Уголовное преследование Петера Славика, подозреваемого в убийстве его жены Гелены Барловой, было прекращено без выдвижения обвинения, так как на основании признания его матери и на основании его собственных показаний, которыми он достоверно подтвердил факты, содержащиеся в признании матери, подозрение оказалось недостаточно обоснованным. Расследованием было установлено, что Петер Славик НЕВИНОВЕН!
Да, я подтвердил ложное признание матери. Но в состоянии ли капитан понять, какие муки я испытывал, когда мать закончила свои показания? Нет! Нет! Я не трусил! Я горько рыдал про себя, но, когда перехватил ее взгляд — властный, но при этом и умоляющий, — я с облегчением принял роль, на которую она обрекла меня, — роль труса. Да, я согласился, это так. И когда, сгорая от стыда, склонил голову, вероятно, выглядел бесконечно удрученным. И это была правда: и стыд, и удрученность подавили меня. А мать была счастлива. Счастлива и горда. За меня. Что я не предал ее. Что не разочаровал ее. Что я выдержал. Она словно бы говорила, глядя прямо мне в глаза, я свое уже сделала, теперь очередь за тобой. И я выдержал. У детей тоже есть обязательства перед родителями, не так ли? Я выдержал и буду держаться до конца! Я не обманул ее надежд.
Он прошелся ладонью по своему бледному, костистому лицу, ощутил густую, колючую щетину. Надо побриться, подумал он. Но когда поглядел на себя в зеркало, извилистый, фиолетовый шрам на левой щеке, налившийся кровью, вызвал в нем такое отвращение и чувство унижения, словно его хлестнули кнутом. По телу прошла судорожная дрожь, и он вдруг принял решение: отпущу бороду.
Вспомнил свою последнюю встречу с капитаном Штевуркой.
Тогда они едва ли не столкнулись в дверях Дворца правосудия.
Пожалуйста.
Нет, нет, проходите, я потом.
Нет, прошу вас.
Пожалуйста, вы.
Вы же старше, у вас преимущество.
Да, я старше, но вы… так сказать… удачливей меня.
Славик уж было собрался пройти в дверь первым и тем самым покончить с этим смешным пререканием, но последние слова капитана насторожили его, обеспокоили, взбудоражили.
Вы все еще, кажется, мне не верите, сказал Славик и пожал плечами. Ничего не поделаешь. Если вы продолжаете считать, что я лгу, пожалуйста, не стану вас больше разуверять. Славик коротко засмеялся: Каждый волен упорствовать в своем заблуждении, если это доставляет ему — он помолчал и затем иронически добавил — моральное удовлетворение.
Не пойму, почему вы такой… так сказать… язвительный.

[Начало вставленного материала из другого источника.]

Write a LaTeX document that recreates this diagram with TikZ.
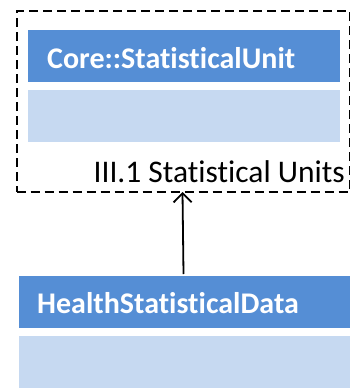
\documentclass[tikz,border=0pt]{standalone}
\usepackage{fontspec}
\setmainfont[Ligatures={NoCommon}]{Carlito}
\usetikzlibrary{arrows.meta}
\definecolor{hdr}{HTML}{558ED5}
\definecolor{bdy}{HTML}{C6D9F1}
\tikzset{
  hdrbox/.style={fill=hdr, draw=none, inner sep=0pt, anchor=north west},
  bdybox/.style={fill=bdy, draw=none, inner sep=0pt, anchor=north west},
  hdrtext/.style={text=white, font=\bfseries\fontsize{30}{36}\selectfont, anchor=base west, inner sep=0pt},
  pkg/.style={draw=black, line width=2.4pt, dash pattern=on 9pt off 5pt},
  gen/.style={draw=black, line width=1.8pt, -{Straight Barb[length=9pt,width=18pt,line width=1.8pt]}}
}
\begin{document}
\begin{tikzpicture}[x=1pt,y=-1pt]
\useasboundingbox (0,0) rectangle (350,388);
% package
\node[pkg, minimum width=333pt, minimum height=181pt, inner sep=0pt, anchor=north west] (pk) at (15.5,10) {};
\node[hdrbox, minimum width=312pt, minimum height=52pt] (h1) at (28,30) {};
\node[bdybox, minimum width=312pt, minimum height=52pt] (b1) at (28,90) {};
\node[hdrtext] (t1) at (47,68) {Core::StatisticalUnit};
\node[anchor=base east, inner sep=0pt, font=\fontsize{31.5}{36}\selectfont] (pl) at (345,182) {III.1 Statistical Units};
% class 2
\node[hdrbox, minimum width=331pt, minimum height=52pt] (h2) at (19,276) {};
\node[bdybox, minimum width=331pt, minimum height=52pt] (b2) at (19,336) {};
\node[hdrtext] (t2) at (37,313) {HealthStatisticalData};
\coordinate (a0) at (183.5,274);
\coordinate (a1) at (182.5,192);
\draw[gen] (a0) -- (a1);
\end{tikzpicture}
\end{document}
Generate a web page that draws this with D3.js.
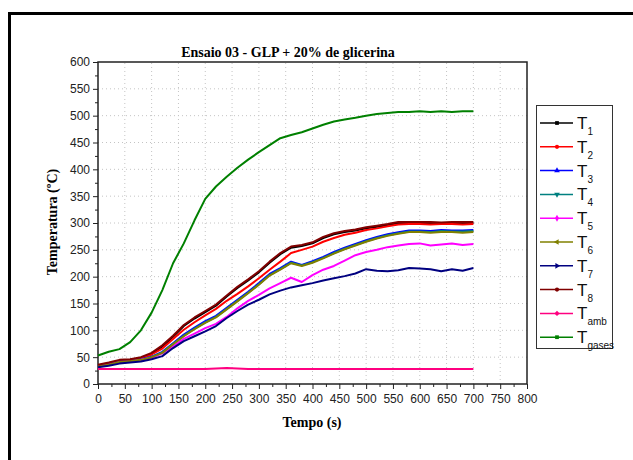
<!DOCTYPE html>
<html>
<head>
<meta charset="utf-8">
<script src="https://cdn.jsdelivr.net/npm/d3@7"></script>
<style>
  body { margin: 0; background: #fff; }
  svg { display: block; }
  .tick text { font-family: "Liberation Sans", Arial, sans-serif; font-size: 12px; fill: #222; }
  .axis path, .axis line { stroke: #222; }
  .axis-title { font-family: "Liberation Serif", "Times New Roman", serif; font-weight: bold; font-size: 14px; }
</style>
</head>
<body>
<div id="chart"></div>
<script>
// time axis (s)
const times = [0, 20, 40, 60, 80, 100, 120, 140, 160, 180, 200, 220, 240, 260, 280, 300, 320, 340,
  360, 380, 400, 420, 440, 460, 480, 500, 520, 540, 560, 580, 600, 620, 640, 660, 680, 700];

const t1 = [34, 38, 43, 45, 48, 56, 70, 88, 108, 122, 134, 146, 163, 179, 193, 208, 226, 242,
  254, 257, 262, 272, 279, 283, 286, 290, 293, 296, 300, 300, 300, 300, 299, 300, 300, 300];
const t2 = [35, 38, 43, 45, 48, 55, 66, 84, 101, 115, 128, 140, 155, 168, 182, 197, 213, 228,
  244, 250, 256, 265, 272, 278, 282, 287, 290, 294, 297, 298, 298, 297, 298, 298, 297, 298];
const t3 = [33, 37, 42, 44, 46, 51, 60, 76, 92, 105, 117, 127, 142, 157, 172, 188, 205, 216,
  228, 222, 229, 237, 246, 254, 261, 268, 274, 279, 283, 286, 286, 285, 287, 286, 286, 287];
const t4 = [33, 36, 41, 43, 45, 50, 59, 75, 90, 103, 115, 125, 140, 155, 170, 186, 203, 214,
  226, 221, 227, 235, 244, 252, 259, 266, 272, 277, 281, 284, 284, 283, 285, 284, 284, 285];
const t5 = [33, 36, 41, 43, 45, 49, 57, 70, 84, 94, 104, 112, 125, 141, 155, 166, 178, 188,
  198, 190, 203, 213, 220, 230, 240, 246, 250, 255, 258, 261, 262, 258, 260, 262, 259, 261];
const t6 = [33, 36, 41, 43, 45, 50, 58, 74, 89, 102, 114, 124, 139, 154, 169, 185, 202, 213,
  225, 220, 226, 234, 243, 251, 258, 265, 271, 276, 280, 283, 283, 282, 283, 283, 282, 283];
const t7 = [31, 34, 38, 40, 42, 46, 52, 67, 80, 89, 98, 108, 123, 136, 148, 157, 167, 174,
  180, 184, 188, 193, 197, 201, 206, 214, 211, 210, 212, 216, 215, 214, 210, 214, 211, 216];
const t8 = [36, 40, 45, 46, 50, 58, 72, 90, 110, 124, 136, 148, 165, 181, 195, 210, 228, 244,
  256, 259, 264, 274, 281, 285, 288, 292, 295, 298, 302, 302, 302, 302, 301, 302, 302, 302];
const tamb = [28, 28, 28, 28, 28, 28, 28, 28, 28, 28, 28, 29, 30, 29, 28, 28, 28, 28,
  28, 28, 28, 28, 28, 28, 28, 28, 28, 28, 28, 28, 28, 28, 28, 28, 28, 28];
const tgases = [53, 60, 65, 78, 100, 133, 175, 225, 262, 305, 345, 368, 386, 403, 418, 432, 445, 458,
  464, 469, 476, 483, 489, 493, 496, 500, 503, 505, 507, 507, 508, 507, 508, 507, 508, 508];

const seriesNames = ['1', '2', '3', '4', '5', '6', '7', '8', 'amb', 'gases'];
const seriesValues = [t1, t2, t3, t4, t5, t6, t7, t8, tamb, tgases];
const seriesColors = ['#000000', '#ff0000', '#0000ff', '#008080', '#ff00ff', '#808000',
  '#000080', '#800000', '#ff0080', '#008000'];
const seriesSymbols = [d3.symbolSquare, d3.symbolCircle, d3.symbolTriangle, d3.symbolTriangle,
  d3.symbolDiamond, d3.symbolTriangle, d3.symbolTriangle, d3.symbolCircle, d3.symbolSquare, d3.symbolSquare];
const symbolRotate = [0, 0, 0, 180, 0, -90, 90, 0, 45, 0];

const xTicks = d3.range(0, 801, 50);
const yTicks = d3.range(0, 601, 50);

const width = 633, height = 460;
const svg = d3.select('#chart').append('svg')
  .attr('width', width)
  .attr('height', height);

// outer frame (runs off the right and bottom edges)
svg.append('rect')
  .attr('x', 9.5).attr('y', 13.5)
  .attr('width', 660).attr('height', 480)
  .attr('fill', 'none')
  .attr('stroke', '#000')
  .attr('stroke-width', 3);

const x = d3.scaleLinear().domain([0, 800]).range([98, 527]);
const y = d3.scaleLinear().domain([0, 600]).range([384, 62]);

// dotted grid
svg.append('g').selectAll('line')
  .data(xTicks.slice(1, -1))
  .join('line')
  .attr('x1', d => x(d)).attr('x2', d => x(d))
  .attr('y1', y(0)).attr('y2', y(600))
  .attr('stroke', '#c4c4c4').attr('stroke-width', 1).attr('stroke-dasharray', '1,3');
svg.append('g').selectAll('line')
  .data(yTicks.slice(1, -1))
  .join('line')
  .attr('y1', d => y(d)).attr('y2', d => y(d))
  .attr('x1', x(0)).attr('x2', x(800))
  .attr('stroke', '#c4c4c4').attr('stroke-width', 1).attr('stroke-dasharray', '1,3');

// axes
const xAxisG = svg.append('g')
  .attr('class', 'axis')
  .attr('transform', `translate(0,${y(0)})`)
  .call(d3.axisBottom(x).tickValues(xTicks).tickSize(5).tickPadding(5).tickFormat(d3.format('d')));
xAxisG.select('.domain').remove();
svg.append('g')
  .attr('class', 'axis')
  .attr('transform', `translate(0,${y(0)})`)
  .call(d3.axisBottom(x).tickValues(xTicks.slice(0, -1).map(d => d + 25)).tickSize(3).tickFormat(''))
  .select('.domain').remove();

const yAxisG = svg.append('g')
  .attr('class', 'axis')
  .attr('transform', `translate(${x(0)},0)`)
  .call(d3.axisLeft(y).tickValues(yTicks).tickSize(5).tickPadding(3).tickFormat(d3.format('d')));
yAxisG.select('.domain').remove();
svg.append('g')
  .attr('class', 'axis')
  .attr('transform', `translate(${x(0)},0)`)
  .call(d3.axisLeft(y).tickValues(yTicks.slice(0, -1).map(d => d + 25)).tickSize(3).tickFormat(''))
  .select('.domain').remove();

// plot frame
svg.append('rect')
  .attr('x', x(0)).attr('y', y(600))
  .attr('width', x(800) - x(0)).attr('height', y(0) - y(600))
  .attr('fill', 'none').attr('stroke', '#222').attr('stroke-width', 1.5);

// lines
const line = d3.line()
  .x((d, i) => x(times[i]))
  .y(d => y(d));

svg.append('g').selectAll('path')
  .data(seriesValues)
  .join('path')
  .attr('d', line)
  .attr('fill', 'none')
  .attr('stroke', (d, i) => seriesColors[i])
  .attr('stroke-width', 2)
  .attr('stroke-linejoin', 'round');

// titles
svg.append('text')
  .attr('class', 'axis-title')
  .attr('x', 288).attr('y', 57)
  .attr('text-anchor', 'middle')
  .text('Ensaio 03 - GLP + 20% de glicerina');

svg.append('text')
  .attr('class', 'axis-title')
  .attr('x', 312).attr('y', 427)
  .attr('text-anchor', 'middle')
  .text('Tempo (s)');

svg.append('text')
  .attr('class', 'axis-title')
  .attr('transform', 'translate(57,222) rotate(-90)')
  .attr('text-anchor', 'middle')
  .text('Temperatura (ºC)');

// legend
const legend = svg.append('g');
legend.append('rect')
  .attr('x', 536.5).attr('y', 105.5)
  .attr('width', 76).attr('height', 243)
  .attr('fill', '#fff').attr('stroke', '#333').attr('stroke-width', 1);

const items = legend.selectAll('g.item')
  .data(seriesNames)
  .join('g')
  .attr('class', 'item')
  .attr('transform', (d, i) => `translate(0,${123 + i * 23.8})`);

items.append('line')
  .attr('x1', 540).attr('x2', 573)
  .attr('stroke', (d, i) => seriesColors[i])
  .attr('stroke-width', 1.5);

items.append('path')
  .attr('d', (d, i) => d3.symbol().type(seriesSymbols[i]).size(14)())
  .attr('transform', (d, i) => `translate(557,0) rotate(${symbolRotate[i]})`)
  .attr('fill', (d, i) => seriesColors[i]);

const lbl = items.append('text')
  .attr('x', 577).attr('y', 6)
  .attr('font-family', '"Liberation Sans", Arial, sans-serif')
  .attr('font-size', 17)
  .attr('fill', '#111');
lbl.append('tspan').text('T');
lbl.append('tspan')
  .attr('font-size', 10)
  .attr('dy', 6)
  .text(d => d);
</script>
</body>
</html>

Капитан хрипло откашлялся, вытащил носовой платок и сплюнул в него густую слюну. От этого чертова курения, объяснил он, как бы извиняясь. Бронхит курильщика, что-то вроде того говорил мне врач. Надо бы бросить, как вы считаете? Отвратительно, не так ли?
Что вас гложет? Что правда оказалась иной, чем вы ее выстроили? Понимаю вас. Я тоже не люблю признаваться в своих ошибках.
М-да, гложет, кивнул капитан. Будто из-за вас я нажил язву желудка.
Боюсь, не смогу в этом деле помочь. Вероятно, вам придется самому выходить из положения.
Да, конечно. Каждый должен сам справляться со своими проблемами. Я со своим желудком, а вы… со своей совестью.
Вы ставите мне в вину, что я не хотел обличить собственную мать? — спросил Славик вызывающе.
Капитан засмеялся с выражением искреннего удивления. Как так? Вы же обличили ее!
Славик прикусил нижнюю губу: Если не ошибаюсь, я уже не обязан выслушивать ваши оскорбления.
Капитан поглядел на него, не произнося ни слова; в его взгляде отражалось нескрываемое презрение.